*Problem description*.
Restate each of the lines below word for word and drop every picture.

*Dataset extract*.
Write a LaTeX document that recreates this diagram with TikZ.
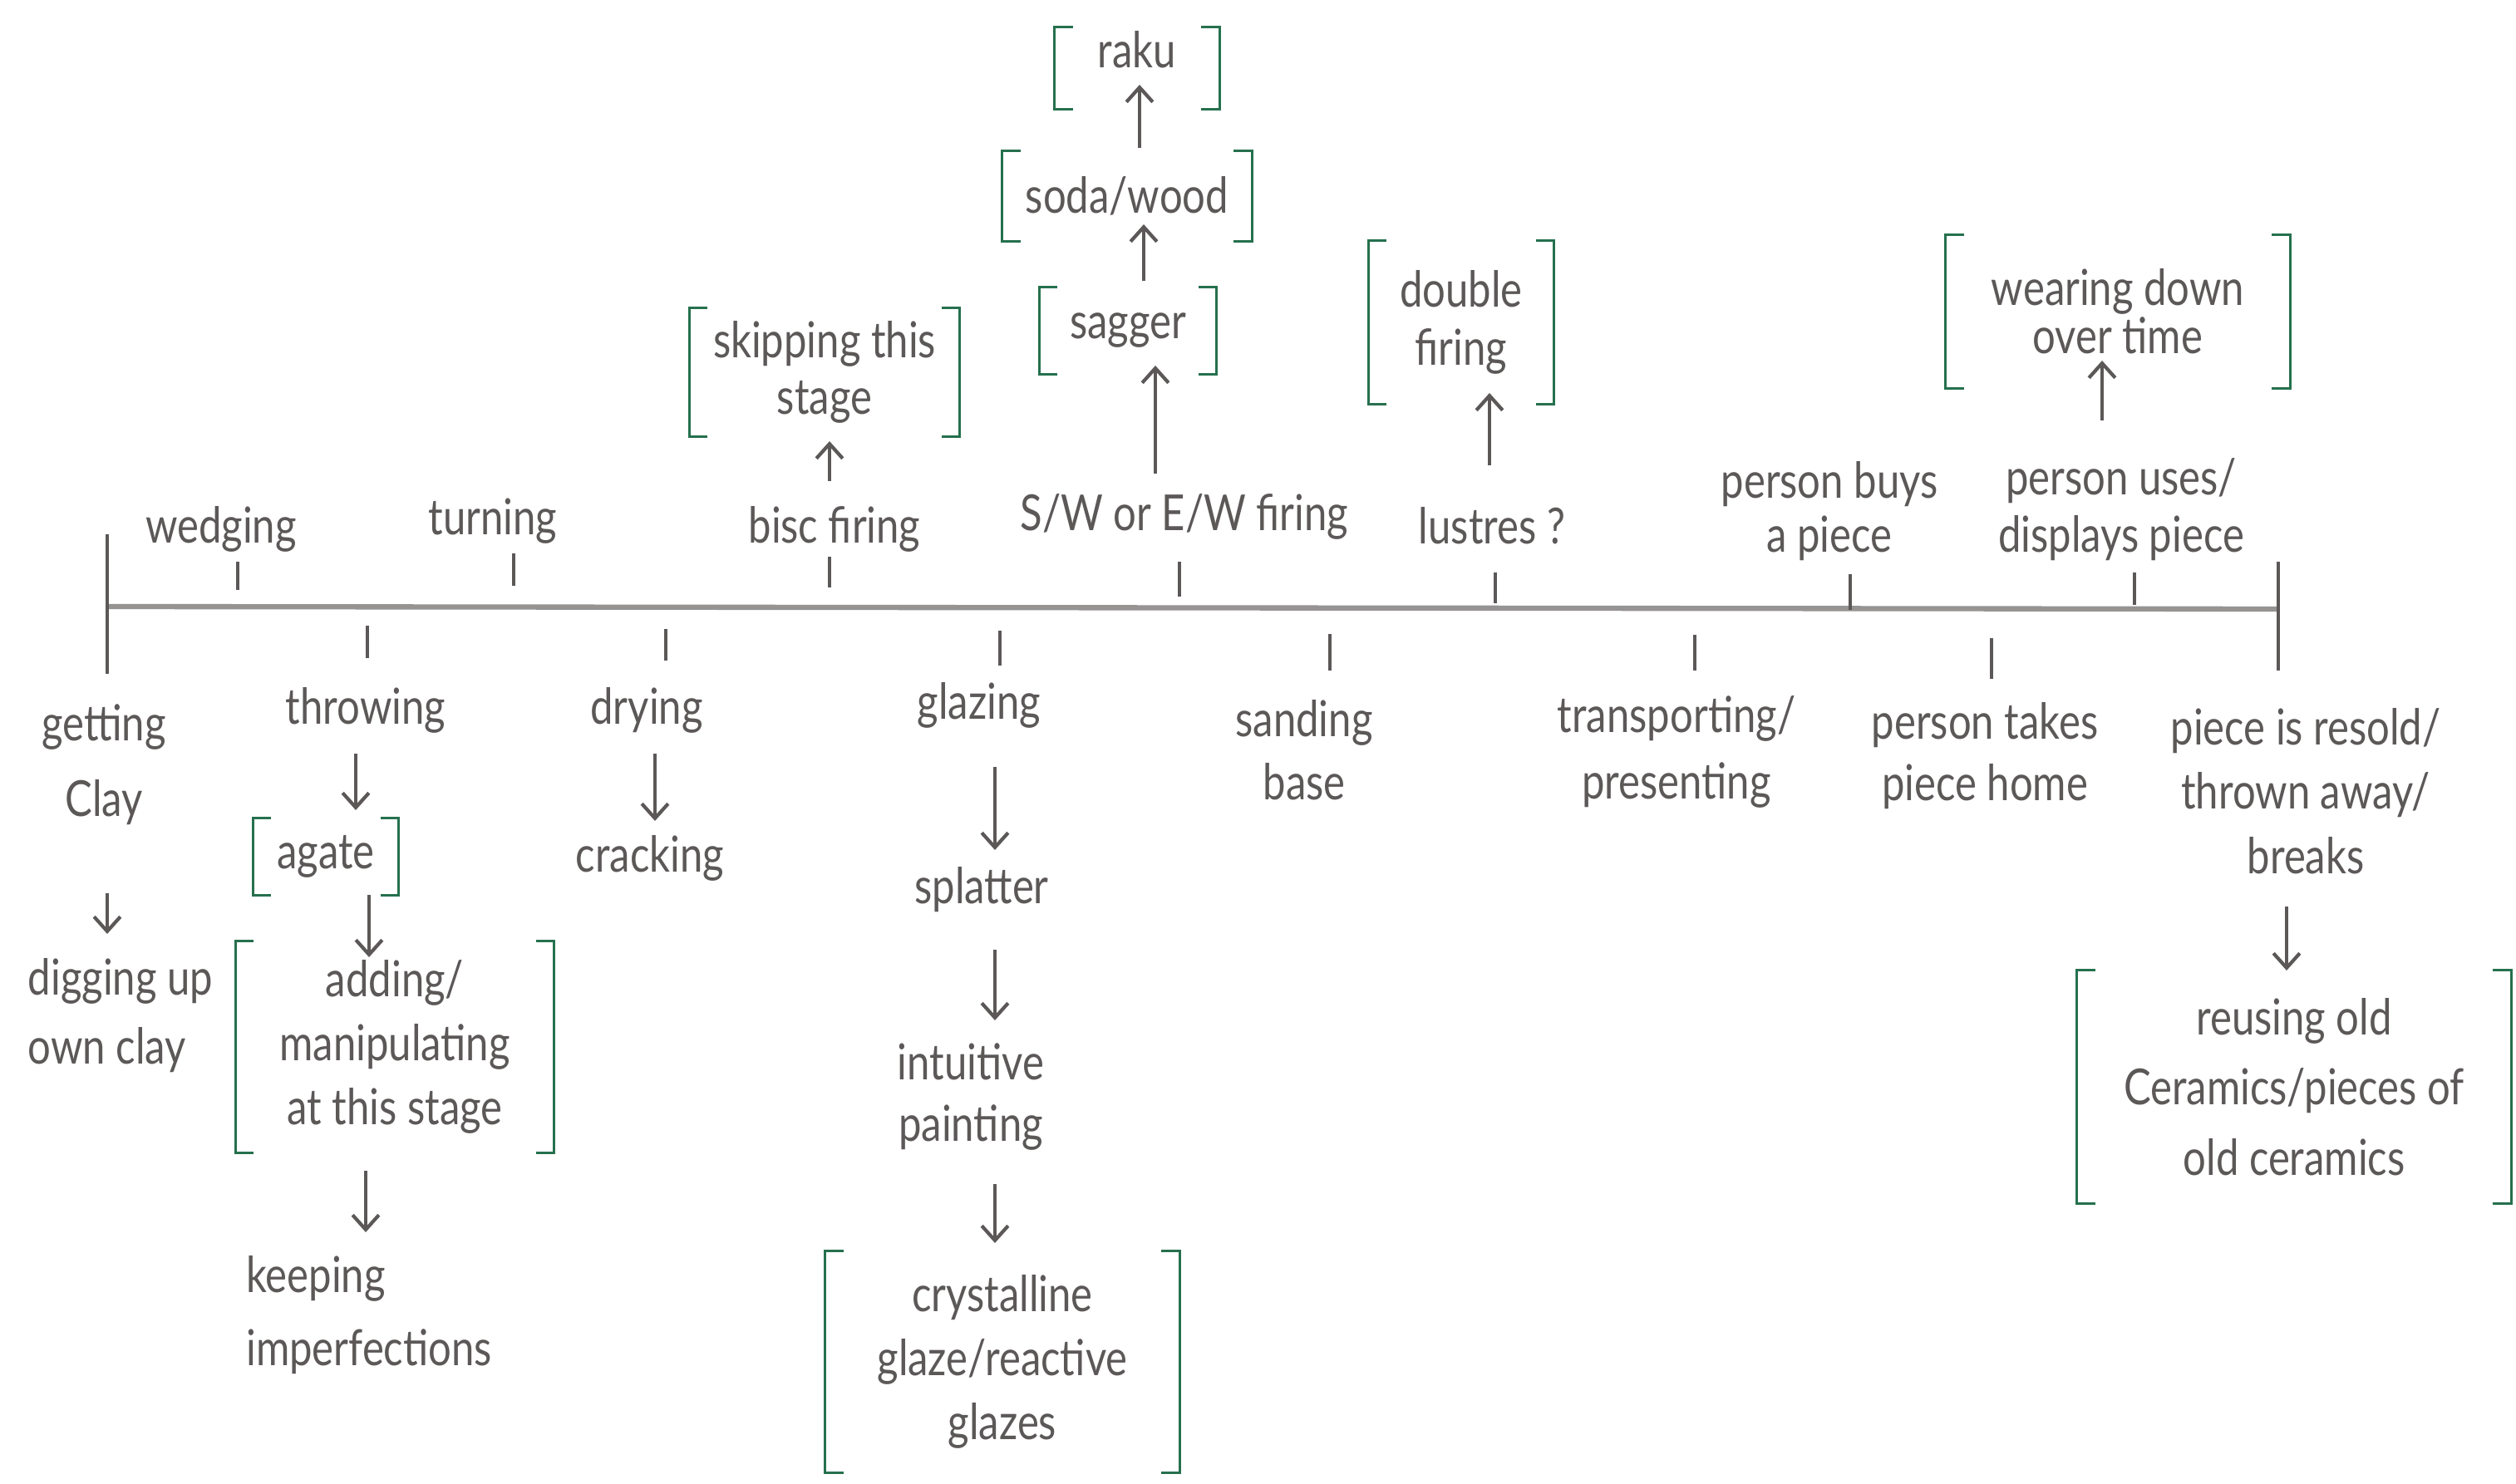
\documentclass[tikz,border=0pt]{standalone}
\usepackage{fontspec}
\setmainfont{Lato}[FakeStretch=0.82]
\usetikzlibrary{arrows.meta,calc}
\definecolor{ink}{RGB}{92,88,88}
\definecolor{tlgrey}{RGB}{150,147,147}
\definecolor{brgreen}{RGB}{38,112,78}
% bracket pair around a node
\newcommand\grbr[1]{%
  \draw[brk] ($(#1.north west)+(22,0)$) -- (#1.north west) -- (#1.south west) -- ++(22,0);
  \draw[brk] ($(#1.north east)+(-22,0)$) -- (#1.north east) -- (#1.south east) -- ++(-22,0);}
% arrow from node a to node b: x offset from a's centre, y offsets from a's and b's centres
\newcommand\conn[5]{\draw[arr] ($(#1.center)+(#3,#4)$) -- ($(#1.center |- #2.center)+(#3,#5)$);}
% tick mark under/over a label
\newcommand\tk[4]{\draw[tick] ($(#1.center)+(#2,#3)$) -- ($(#1.center)+(#2,#4)$);}
\begin{document}
\begin{tikzpicture}[x=0.01cm,y=-0.01cm,
  lbl/.style={text=ink,font=\fontsize{17}{22}\selectfont,align=center,inner sep=0pt},
  lsk/.style={font=\fontsize{17}{#1}\selectfont},
  bbox/.style={lbl},
  brk/.style={draw=brgreen,line width=0.9pt},
  arr/.style={draw=ink,line width=1.2pt,-{Straight Barb[length=5pt,width=9pt]}},
  tick/.style={draw=ink,line width=1.3pt},
  axisline/.style={draw=tlgrey,line width=1.8pt}]
\fill[white] (0,0) rectangle (3027,1786);
\useasboundingbox (0,0) rectangle (3027,1786);

% timeline
\coordinate (L) at (129,730);
\coordinate (R) at (2741,733);
\coordinate (Ltop) at (129,643);
\coordinate (Lbot) at (129,811);
\coordinate (Rtop) at (2741,676);
\coordinate (Rbot) at (2741,807);
\draw[axisline] (L) -- (R);
\draw[tick] (Ltop) -- (Lbot);
\draw[tick] (Rtop) -- (Rbot);

% labels above the line
\node[lbl] (wed)  at (266,637)  {wedging};
\node[lbl] (turn) at (593,627)  {turning};
\node[lbl] (bisc) at (1004,637) {bisc firing};
\node[lbl] (sw)   at (1425,622) {S/W or E/W firing};
\node[lbl] (lus)  at (1795,633) {lustres ?};
\node[lbl,lsk=18.5pt] (buys) at (2201,615) {person buys\\a piece};
\node[lbl,lsk=19.5pt] (uses) at (2552,613) {person uses/\\displays piece};

% labels below the line
\node[lbl,lsk=26pt] (get) at (125,920)  {getting\\Clay};
\node[lbl] (thr) at (440,855)  {throwing};
\node[lbl] (dry) at (778,855)  {drying};
\node[lbl] (gla) at (1178,849) {glazing};
\node[lbl,lsk=21.5pt] (san) at (1569,903) {sanding\\base};
\node[lbl,lsk=23pt] (tra) at (2017,905) {transporting/\\presenting};
\node[lbl,lsk=21pt] (tak) at (2388,910) {person takes\\piece home};
\node[lbl] (pie) at (2774,952) {piece is resold/\\thrown away/\\breaks};

% ticks
\tk{wed}{20}{39}{73}
\tk{turn}{25}{39}{78}
\tk{bisc}{-6}{33}{70}
\tk{sw}{-6}{54}{96}
\tk{lus}{4}{56}{93}
\tk{buys}{25}{76}{119}
\tk{uses}{16}{76}{115}
\tk{thr}{2}{-102}{-63}
\tk{dry}{23}{-98}{-60}
\tk{gla}{25}{-90}{-48}
\tk{san}{31}{-140}{-96}
\tk{tra}{22}{-141}{-98}
\tk{tak}{8}{-142}{-93}

% chains below
\node[lbl,align=left,lsk=23.5pt] (dig) at (145,1222) {digging up\\own clay};
\node[bbox,minimum width=1.74cm,minimum height=0.92cm] (aga) at (392,1031) {agate};
\node[bbox,minimum width=3.82cm,minimum height=2.53cm] (add) at (475,1260) {adding/\\manipulating\\at this stage};
\node[lbl,align=left,lsk=25pt] (kee) at (444,1583) {keeping\\imperfections};
\node[lbl] (cra) at (782,1033) {cracking};
\node[lbl] (spl) at (1181,1071) {splatter};
\node[lbl,lsk=21pt] (int) at (1168,1320) {intuitive\\painting};
\node[bbox,minimum width=4.25cm,minimum height=2.66cm] (cry) at (1206,1639) {crystalline\\glaze/reactive\\glazes};
\node[bbox,lsk=24pt,minimum width=5.21cm,minimum height=2.8cm] (reu) at (2760,1308) {reusing old\\Ceramics/pieces of\\old ceramics};

% chains above
\node[bbox,lsk=19.5pt,minimum width=3.24cm,minimum height=1.54cm] (skp) at (992,448) {skipping this\\stage};
\node[bbox,minimum width=2.12cm,minimum height=1.03cm] (sag) at (1357,398) {sagger};
\node[bbox,minimum width=2.99cm,minimum height=1.07cm] (sod) at (1356,236) {soda/wood};
\node[bbox,text height=10pt,text depth=10pt,minimum width=1.97cm,minimum height=0.98cm] (rak) at (1368,82) {raku};
\node[bbox,lsk=20pt,minimum width=2.22cm,minimum height=1.96cm] (dbl) at (1758,388) {double\\firing};
\node[bbox,lsk=16.5pt,minimum width=4.13cm,minimum height=1.83cm] (wea) at (2548,375) {wearing down\\over time};

\grbr{aga}
\grbr{add}
\grbr{cry}
\grbr{reu}
\grbr{skp}
\grbr{sag}
\grbr{sod}
\grbr{rak}
\grbr{dbl}
\grbr{wea}

% arrows
\conn{get}{dig}{4}{155}{-98}
\conn{thr}{aga}{-12}{52}{-56}
\conn{aga}{add}{52}{46}{-108}
\conn{add}{kee}{-35}{149}{-100}
\conn{dry}{cra}{10}{52}{-45}
\conn{gla}{spl}{19}{74}{-48}
\conn{spl}{int}{16}{72}{-92}
\conn{int}{cry}{29}{105}{-143}
\conn{pie}{reu}{-23}{139}{-140}
\conn{bisc}{skp}{-6}{-58}{83}
\conn{sw}{sag}{-35}{-52}{42}
\conn{sag}{sod}{19}{-60}{34}
\conn{sod}{rak}{15}{-58}{20}
\conn{lus}{dbl}{-3}{-73}{85}
\conn{uses}{wea}{-23}{-107}{59}
\end{tikzpicture}
\end{document}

*Finished task*.
Write a LaTeX document that recreates this diagram with TikZ.
\documentclass[tikz,border=0pt]{standalone}
\usepackage{fontspec}
\setmainfont{Lato}[FakeStretch=0.82]
\usetikzlibrary{arrows.meta,calc}
\definecolor{ink}{RGB}{92,88,88}
\definecolor{tlgrey}{RGB}{150,147,147}
\definecolor{brgreen}{RGB}{38,112,78}
% bracket pair around a node
\newcommand\grbr[1]{%
  \draw[brk] ($(#1.north west)+(22,0)$) -- (#1.north west) -- (#1.south west) -- ++(22,0);
  \draw[brk] ($(#1.north east)+(-22,0)$) -- (#1.north east) -- (#1.south east) -- ++(-22,0);}
% arrow from node a to node b: x offset from a's centre, y offsets from a's and b's centres
\newcommand\conn[5]{\draw[arr] ($(#1.center)+(#3,#4)$) -- ($(#1.center |- #2.center)+(#3,#5)$);}
% tick mark under/over a label
\newcommand\tk[4]{\draw[tick] ($(#1.center)+(#2,#3)$) -- ($(#1.center)+(#2,#4)$);}
\begin{document}
\begin{tikzpicture}[x=0.01cm,y=-0.01cm,
  lbl/.style={text=ink,font=\fontsize{17}{22}\selectfont,align=center,inner sep=0pt},
  lsk/.style={font=\fontsize{17}{#1}\selectfont},
  bbox/.style={lbl},
  brk/.style={draw=brgreen,line width=0.9pt},
  arr/.style={draw=ink,line width=1.2pt,-{Straight Barb[length=5pt,width=9pt]}},
  tick/.style={draw=ink,line width=1.3pt},
  axisline/.style={draw=tlgrey,line width=1.8pt}]
\fill[white] (0,0) rectangle (3027,1786);
\useasboundingbox (0,0) rectangle (3027,1786);

% timeline
\coordinate (L) at (129,730);
\coordinate (R) at (2741,733);
\coordinate (Ltop) at (129,643);
\coordinate (Lbot) at (129,811);
\coordinate (Rtop) at (2741,676);
\coordinate (Rbot) at (2741,807);
\draw[axisline] (L) -- (R);
\draw[tick] (Ltop) -- (Lbot);
\draw[tick] (Rtop) -- (Rbot);

% labels above the line
\node[lbl] (wed)  at (266,637)  {wedging};
\node[lbl] (turn) at (593,627)  {turning};
\node[lbl] (bisc) at (1004,637) {bisc firing};
\node[lbl] (sw)   at (1425,622) {S/W or E/W firing};
\node[lbl] (lus)  at (1795,633) {lustres ?};
\node[lbl,lsk=18.5pt] (buys) at (2201,615) {person buys\\a piece};
\node[lbl,lsk=19.5pt] (uses) at (2552,613) {person uses/\\displays piece};

% labels below the line
\node[lbl,lsk=26pt] (get) at (125,920)  {getting\\Clay};
\node[lbl] (thr) at (440,855)  {throwing};
\node[lbl] (dry) at (778,855)  {drying};
\node[lbl] (gla) at (1178,849) {glazing};
\node[lbl,lsk=21.5pt] (san) at (1569,903) {sanding\\base};
\node[lbl,lsk=23pt] (tra) at (2017,905) {transporting/\\presenting};
\node[lbl,lsk=21pt] (tak) at (2388,910) {person takes\\piece home};
\node[lbl] (pie) at (2774,952) {piece is resold/\\thrown away/\\breaks};

% ticks
\tk{wed}{20}{39}{73}
\tk{turn}{25}{39}{78}
\tk{bisc}{-6}{33}{70}
\tk{sw}{-6}{54}{96}
\tk{lus}{4}{56}{93}
\tk{buys}{25}{76}{119}
\tk{uses}{16}{76}{115}
\tk{thr}{2}{-102}{-63}
\tk{dry}{23}{-98}{-60}
\tk{gla}{25}{-90}{-48}
\tk{san}{31}{-140}{-96}
\tk{tra}{22}{-141}{-98}
\tk{tak}{8}{-142}{-93}

% chains below
\node[lbl,align=left,lsk=23.5pt] (dig) at (145,1222) {digging up\\own clay};
\node[bbox,minimum width=1.74cm,minimum height=0.92cm] (aga) at (392,1031) {agate};
\node[bbox,minimum width=3.82cm,minimum height=2.53cm] (add) at (475,1260) {adding/\\manipulating\\at this stage};
\node[lbl,align=left,lsk=25pt] (kee) at (444,1583) {keeping\\imperfections};
\node[lbl] (cra) at (782,1033) {cracking};
\node[lbl] (spl) at (1181,1071) {splatter};
\node[lbl,lsk=21pt] (int) at (1168,1320) {intuitive\\painting};
\node[bbox,minimum width=4.25cm,minimum height=2.66cm] (cry) at (1206,1639) {crystalline\\glaze/reactive\\glazes};
\node[bbox,lsk=24pt,minimum width=5.21cm,minimum height=2.8cm] (reu) at (2760,1308) {reusing old\\Ceramics/pieces of\\old ceramics};

% chains above
\node[bbox,lsk=19.5pt,minimum width=3.24cm,minimum height=1.54cm] (skp) at (992,448) {skipping this\\stage};
\node[bbox,minimum width=2.12cm,minimum height=1.03cm] (sag) at (1357,398) {sagger};
\node[bbox,minimum width=2.99cm,minimum height=1.07cm] (sod) at (1356,236) {soda/wood};
\node[bbox,text height=10pt,text depth=10pt,minimum width=1.97cm,minimum height=0.98cm] (rak) at (1368,82) {raku};
\node[bbox,lsk=20pt,minimum width=2.22cm,minimum height=1.96cm] (dbl) at (1758,388) {double\\firing};
\node[bbox,lsk=16.5pt,minimum width=4.13cm,minimum height=1.83cm] (wea) at (2548,375) {wearing down\\over time};

\grbr{aga}
\grbr{add}
\grbr{cry}
\grbr{reu}
\grbr{skp}
\grbr{sag}
\grbr{sod}
\grbr{rak}
\grbr{dbl}
\grbr{wea}

% arrows
\conn{get}{dig}{4}{155}{-98}
\conn{thr}{aga}{-12}{52}{-56}
\conn{aga}{add}{52}{46}{-108}
\conn{add}{kee}{-35}{149}{-100}
\conn{dry}{cra}{10}{52}{-45}
\conn{gla}{spl}{19}{74}{-48}
\conn{spl}{int}{16}{72}{-92}
\conn{int}{cry}{29}{105}{-143}
\conn{pie}{reu}{-23}{139}{-140}
\conn{bisc}{skp}{-6}{-58}{83}
\conn{sw}{sag}{-35}{-52}{42}
\conn{sag}{sod}{19}{-60}{34}
\conn{sod}{rak}{15}{-58}{20}
\conn{lus}{dbl}{-3}{-73}{85}
\conn{uses}{wea}{-23}{-107}{59}
\end{tikzpicture}
\end{document}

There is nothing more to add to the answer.